One solution could be to pinch hit reserve outfielder Michael Bourn for Burrell in key spots. Bourn hits left-handed, for a decent average, and doesn't strike out much. He is also a legit center fielder defensively, meaning if he replaces Burrell in left you'd have fabulous late-inning outfield defense.
Finally, intentional and semi-intentional walks have more value than people think. Barry Bonds has been the best offensive player in the game in years when he had less hitting behind him than Pat Burrell, and was pitched to more carefully than any hitter in history.
2. On Comcast SportsNet's "Daily News Live" a couple weeks ago, John Marzano was live from spring training explaining how the Phils were going to run away with the NL East when one of the panelists said, "OK, great Johnny Marz, but who's going to pitch the seventh inning? Who's going to pitch the eighth inning?"
Before we answer that question, let's consider these: Who's going to pitch the seventh and eighth for the Yankees? Who's going to do it for the Red Sox?
Let's see, there's ... Scott Proctor, who led the majors in relief innings last year and ended it with his arm about to fall off. And Mike Timlin, age 41, who had a shoulder strain in May last year and a 5.64 ERA thereafter. And was rewarded with a $3 million contract.
And Craig Hansen, Joel Pineiro, Kyle Farnsworth, Manny Delcarmen ... .
These are the Yankees and Red Sox we're talking about. You know, the teams "in a league by themselves," for whom "money is no object."
When you're talking about who's going to get you from the starter to the closer every night, you're talking about, at best, your seventh-through-10th-best pitchers.
In the 120-plus-year history of major- league baseball, you can probably count on the fingers of one hand the teams who've had 10 championship-caliber pitchers. Practically speaking, it doesn't exist and almost can't.
If Johnny Marz had answered the panelist's question, "Geoff Geary and Ryan Madson," there would have been chuckles back at the studio, of course.
But Geary had a 2.96 ERA last year, a 3-to-1 strikeout/walk ratio and, in 91 innings, allowed exactly six home runs.
Madson has thrown about 300 career innings, more than 200 of them as a reliever. He's had about a half-dozen disastrous career starts that have nuked his overall career stats.
But as a reliever — and that's clearly what he's going to be from here on — his ERA is 3.30. And, again, that's in more than 200 innings.
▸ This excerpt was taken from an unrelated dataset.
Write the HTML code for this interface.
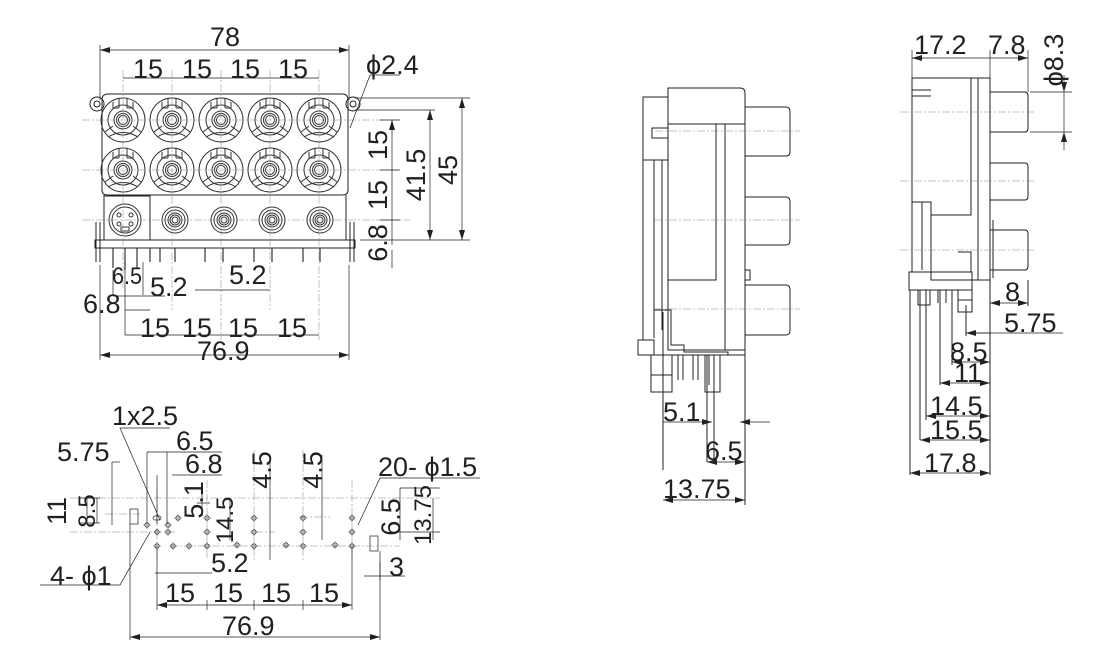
<!DOCTYPE html>
<html><head><meta charset="utf-8"><style>
html,body{margin:0;padding:0;background:#fff;}
svg{display:block;}
text{font-family:"Liberation Sans",sans-serif;fill:#231f20;}
.t text{font-size:27px;}
.t text.s{font-size:24px;}
</style></head><body>
<svg width="1120" height="658" viewBox="0 0 1120 658" xmlns="http://www.w3.org/2000/svg">
<defs>
<marker id="a" viewBox="0 0 10 6" refX="10" refY="3" markerWidth="10" markerHeight="6" orient="auto-start-reverse" markerUnits="userSpaceOnUse"><path d="M0,0L10,3L0,6z" fill="#231f20"/></marker>
<g id="jack" fill="none" stroke="#333" stroke-width="1">
<circle r="22"/><circle r="15"/><circle r="9"/><circle r="6.5"/><circle r="4.5"/>
<path d="M-4,-22V-12M4,-22V-12M-10,-18V-12H-4M10,-18V-12H4"/>
<path d="M-18,12L-10,6M18,12L10,6M-15,17Q0,8 15,17"/>
</g>
<g id="rca" fill="none" stroke="#333" stroke-width="1"><circle r="13"/><circle r="10"/><circle r="7"/><circle r="5"/><circle r="3"/></g>
<g id="h"><circle r="2.2" fill="none" stroke="#333" stroke-width="0.8"/><path d="M-4,0H4M0,-4V4" stroke="#666" stroke-width="0.5"/></g>
</defs>
<g stroke="#231f20" stroke-width="1" fill="none">
<path d="M108,94H342Q348,94 348,100V190Q348,195 342,195H108Q102,195 102,190V100Q102,94 108,94Z"/>
<circle cx="97" cy="104" r="7"/><circle cx="97" cy="104" r="3"/>
<circle cx="353" cy="104" r="7"/><circle cx="353" cy="104" r="3"/>
<path d="M104,195V240M346,195V240M95,240H355V248H95Z"/>
<path d="M104,196H150V240H104Z"/>
<path d="M96,222V262M100,222V262M350,222V262M354,222V262"/>
</g>
<use href="#jack" x="123" y="120"/><use href="#jack" x="172" y="120"/><use href="#jack" x="221" y="120"/><use href="#jack" x="270" y="120"/><use href="#jack" x="319" y="120"/>
<use href="#jack" x="123" y="170"/><use href="#jack" x="172" y="170"/><use href="#jack" x="221" y="170"/><use href="#jack" x="270" y="170"/><use href="#jack" x="319" y="170"/>
<use href="#rca" x="175" y="220"/><use href="#rca" x="224" y="220"/><use href="#rca" x="272" y="220"/><use href="#rca" x="320" y="220"/>
<g fill="none" stroke="#333" stroke-width="1"><circle cx="125" cy="220" r="16"/><circle cx="125" cy="220" r="13"/><circle cx="119" cy="215" r="2"/><circle cx="131" cy="215" r="2"/><circle cx="119" cy="224" r="2"/><circle cx="131" cy="224" r="2"/><rect x="121" y="227" width="8" height="4"/></g>
<g stroke="#333" stroke-width="1.2">
<path d="M113,248V268M125,248V270M137,248V268M150,248V262M160,248V262M175,248V262M205,248V262M223,248V262M254,248V262M272,248V262M303,248V262M320,248V262"/>
</g>
<g stroke="#888" stroke-width="0.5" stroke-dasharray="8,2,2,2" fill="none">
<path d="M82,120H400M82,170H400M82,220H410"/>
<path d="M123,70V290M172,70V310M221,70V340M270,70V310M319,70V340"/>
</g>
<g stroke="#231f20" stroke-width="0.7" fill="none">
<path d="M100,45V100M349,45V100"/>
<path d="M100,50H349" marker-start="url(#a)" marker-end="url(#a)"/>
<path d="M123,78H319"/>
<path d="M350,128L370,75H400"/>
<path d="M355,98H470M355,110H435M380,120H400M380,170H400M380,220H400M360,240H470"/>
<path d="M392,120V245" marker-start="url(#a)"/>
<path d="M392,250V268"/>
<path d="M430,110V240" marker-start="url(#a)" marker-end="url(#a)"/>
<path d="M462,98V240" marker-start="url(#a)" marker-end="url(#a)"/>
<path d="M113,270V295M125,262V335M143,262V295M100,265V360M349,265V360"/>
<path d="M113,296H143"/><path d="M125,310H150M143,296H165"/>
<path d="M195,290H270"/>
<path d="M125,335H319"/>
<path d="M100,355H349" marker-start="url(#a)" marker-end="url(#a)"/>
</g>
<g class="t">
<text x="210" y="46">78</text>
<text x="133" y="78">15</text><text x="182" y="78">15</text><text x="230" y="78">15</text><text x="278" y="78">15</text>
<text x="366" y="74">ϕ2.4</text>
<text x="387" y="145" transform="rotate(-90 387 145)" text-anchor="middle">15</text>
<text x="387" y="195" transform="rotate(-90 387 195)" text-anchor="middle">15</text>
<text x="387" y="243" transform="rotate(-90 387 243)" text-anchor="middle">6.8</text>
<text x="425" y="175" transform="rotate(-90 425 175)" text-anchor="middle">41.5</text>
<text x="457" y="170" transform="rotate(-90 457 170)" text-anchor="middle">45</text>
<text class="s" x="112" y="284" textLength="30" lengthAdjust="spacingAndGlyphs">6.5</text>
<text x="150" y="296">5.2</text><text x="229" y="284">5.2</text>
<text x="83" y="313">6.8</text>
<text x="140" y="337">15</text><text x="182" y="337">15</text><text x="228" y="337">15</text><text x="277" y="337">15</text>
<text x="197" y="360">76.9</text>
</g>
<!-- MIDDLE SIDE VIEW -->
<g stroke="#231f20" stroke-width="1" fill="none">
<path d="M668,88H740Q745,88 745,93V350H668Z"/>
<path d="M668,124H745M716,124V280H668M725,124V350"/>
<path d="M643,97H668V160H643ZM643,160V340M654,160V338M662,160V330"/>
<path d="M652,128H668V138H652Z"/>
<path d="M745,107H786Q790,107 790,112V152Q790,156 786,156H745"/>
<path d="M745,197H786Q790,197 790,202V240Q790,245 786,245H745"/>
<path d="M745,285H786Q790,285 790,290V330Q790,335 786,335H745"/>
<path d="M745,270H750V280H745"/>
<path d="M654,310H671V345H684V352H728V355H745V345"/>
<path d="M638,340H654V355H638ZM638,355H728"/>
<path d="M651,355V392H672V355M651,375H672"/>
<path d="M678,355V380M683,355V380M693,355V380M698,355V380M705,355V392H720V355M709,355V385M714,355V385"/>
<path d="M663,312V470M707,355V462M745,340V505M714,385V462"/>
</g>
<g stroke="#888" stroke-width="0.5" stroke-dasharray="8,2,2,2"><path d="M655,131H800M655,220H800M655,309H800"/></g>
<g stroke="#231f20" stroke-width="0.7" fill="none">
<path d="M663,422H700" /><path d="M740,422H770" marker-start="url(#a)"/><path d="M700,422H712" marker-end="url(#a)"/>
<path d="M707,462H745" marker-start="url(#a)" marker-end="url(#a)"/>
<path d="M663,500H745" marker-start="url(#a)" marker-end="url(#a)"/>
</g>
<g class="t"><text x="663" y="421">5.1</text><text x="705" y="460">6.5</text><text x="663" y="498">13.75</text></g>
<!-- RIGHT SIDE VIEW -->
<g stroke="#231f20" stroke-width="1" fill="none">
<path d="M931,78H990V280H931V202H912V78ZM912,90H931M912,96H931"/>
<path d="M971,78V215H931M978,78V280"/>
<path d="M990,92H1025Q1028,92 1028,96V128Q1028,132 1025,132H990"/>
<path d="M990,163H1025Q1028,163 1028,167V196Q1028,200 1025,200H990"/>
<path d="M993,220V278M990,230H1025Q1028,230 1028,234V266Q1028,270 1025,270H990"/>
<path d="M912,202V272M922,202V270"/>
<path d="M909,272H972V290H909ZM958,252H971V272"/>
<path d="M918,290V305H930V290M938,290V303M946,290V303M952,290V303M958,290V312H972V290M958,300H972"/>
<path d="M910,290V475M920,290V440M926,290V420M940,290V385M952,290V365M966,305V336M990,280V475M1028,280V306"/>
</g>
<g stroke="#888" stroke-width="0.5" stroke-dasharray="8,2,2,2"><path d="M900,112H1036M900,181H1036M900,250H1036"/></g>
<g stroke="#231f20" stroke-width="0.7" fill="none">
<path d="M912,50V78M990,50V78M1028,50V92"/>
<path d="M912,58H1028" marker-start="url(#a)" marker-end="url(#a)"/>
<path d="M1030,92H1072M1030,132H1072"/>
<path d="M1064,75V92" marker-end="url(#a)"/><path d="M1064,150V132" marker-end="url(#a)"/><path d="M1064,92V132"/>
<path d="M990,303H1028" marker-start="url(#a)" marker-end="url(#a)"/>
<path d="M966,333H1063" /><path d="M966,333H990" marker-start="url(#a)"/>
<path d="M952,362H990" marker-start="url(#a)" marker-end="url(#a)"/>
<path d="M940,383H990" marker-start="url(#a)" marker-end="url(#a)"/>
<path d="M926,416H990" marker-start="url(#a)" marker-end="url(#a)"/>
<path d="M920,440H990" marker-start="url(#a)" marker-end="url(#a)"/>
<path d="M910,473H990" marker-start="url(#a)" marker-end="url(#a)"/>
</g>
<g class="t">
<text x="914" y="54">17.2</text><text x="988" y="54">7.8</text>
<text x="1063" y="60" transform="rotate(-90 1063 60)" text-anchor="middle">ϕ8.3</text>
<text x="1005" y="301">8</text><text x="1004" y="332">5.75</text>
<text x="950" y="361">8.5</text><text x="954" y="382">11</text>
<text x="930" y="415">14.5</text><text x="930" y="439">15.5</text><text x="924" y="472">17.8</text>
</g>
<!-- BOTTOM PCB LAYOUT -->
<g stroke="#888" stroke-width="0.5" stroke-dasharray="8,2,2,2" fill="none">
<path d="M70,498H440M105,514H140M70,532H175M170,546H400M300,517H330M255,532H275"/>
<path d="M157,490V560M207,480V560M254,450V560M303,450V560M352,480V560"/>
</g>
<g stroke="#231f20" stroke-width="0.7" fill="none">
<rect x="130" y="509" width="8" height="15"/><rect x="370" y="536" width="8" height="15"/>
<rect x="153" y="516" width="8" height="4" rx="2"/>
<path d="M130,524V640M380,551V640"/>
<path d="M130,637H380" marker-start="url(#a)" marker-end="url(#a)"/>
<path d="M157,605H352" marker-start="url(#a)" marker-end="url(#a)"/>
<path d="M207,600V610M254,600V610M303,600V610"/>
<path d="M157,546V610M352,546V610"/>
<path d="M155,573H212"/>
<path d="M364,576H380M380,562V580M380,576H405"/>
<path d="M147,452V524M167,452V524"/><path d="M147,452H222"/>
<path d="M157,475V524M172,475H222"/>
<path d="M112,462H120"/><path d="M112,462V525"/>
<path d="M80,498H100M80,523H100M87,498V523"/>
<path d="M97,498V523"/>
<path d="M160,520L120,428H170"/>
<path d="M150,532L120,585H40"/>
<path d="M202,488V516M197,503H210"/>
<path d="M230,500V540"/>
<path d="M270,455V560M322,455V540"/>
<path d="M358,525L380,478H480"/>
<path d="M400,488V540M400,488H440M395,532H440M433,498V540"/>
</g>
<g>
<use href="#h" x="157" y="532"/><use href="#h" x="157" y="546"/><use href="#h" x="147" y="525"/><use href="#h" x="168" y="525"/><use href="#h" x="168" y="532"/>
<use href="#h" x="178" y="518"/><use href="#h" x="173" y="546"/><use href="#h" x="189" y="546"/>
<use href="#h" x="207" y="518"/><use href="#h" x="207" y="532"/><use href="#h" x="207" y="546"/><use href="#h" x="237" y="545"/>
<use href="#h" x="254" y="518"/><use href="#h" x="254" y="532"/><use href="#h" x="254" y="546"/><use href="#h" x="286" y="545"/>
<use href="#h" x="303" y="518"/><use href="#h" x="303" y="532"/><use href="#h" x="303" y="546"/><use href="#h" x="335" y="545"/>
<use href="#h" x="352" y="518"/><use href="#h" x="352" y="532"/><use href="#h" x="352" y="546"/>
</g>
<g class="t">
<text x="112" y="425">1x2.5</text>
<text x="176" y="450">6.5</text><text x="185" y="473">6.8</text>
<text x="57" y="461">5.75</text>
<text x="378" y="476">20- ϕ1.5</text>
<text x="66" y="511" transform="rotate(-90 66 511)" text-anchor="middle">11</text>
<text class="s" x="95" y="511" transform="rotate(-90 95 511)" text-anchor="middle">8.5</text>
<text x="203" y="500" transform="rotate(-90 203 500)" text-anchor="middle">5.1</text>
<text class="s" x="233" y="520" transform="rotate(-90 233 520)" text-anchor="middle">14.5</text>
<text x="271" y="470" transform="rotate(-90 271 470)" text-anchor="middle">4.5</text>
<text x="322" y="470" transform="rotate(-90 322 470)" text-anchor="middle">4.5</text>
<text x="400" y="517" transform="rotate(-90 400 517)" text-anchor="middle">6.5</text>
<text class="s" x="431" y="515" transform="rotate(-90 431 515)" text-anchor="middle">13.75</text>
<text x="211" y="572">5.2</text>
<text x="50" y="585">4- ϕ1</text>
<text x="389" y="576">3</text>
<text x="165" y="602">15</text><text x="213" y="602">15</text><text x="261" y="602">15</text><text x="309" y="602">15</text>
<text x="222" y="635">76.9</text>
</g>
</svg>
</body></html>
If the Phillies get that from Geary and Madson (And who knows if they will? Pitching is the least reliable basic element in sports.), who's got two guys better than that in the bottom half of their pitching staff?
It's not that setup relief can't lose games for you, it's that setup relief will lose games for everybody; the media/talk-show angst about it is just the traditional Philly myopia.
No one has a reliably great pitcher in a setup role.
(Yeah, I know: Mariano Rivera pre-1997. That's one. For the first two years of his career. As soon as the Yanks figured out what they had there, he wasn't a setup man anymore.)
To put in more precisely, there are very few reliably great pitchers, and the teams that have them aren't wasting them in setup relief.
It could kill the Phillies (or Yankees, or Red Sox) but it probably won't, and there's no way to ensure it won't.
So there's no sense worrying about it.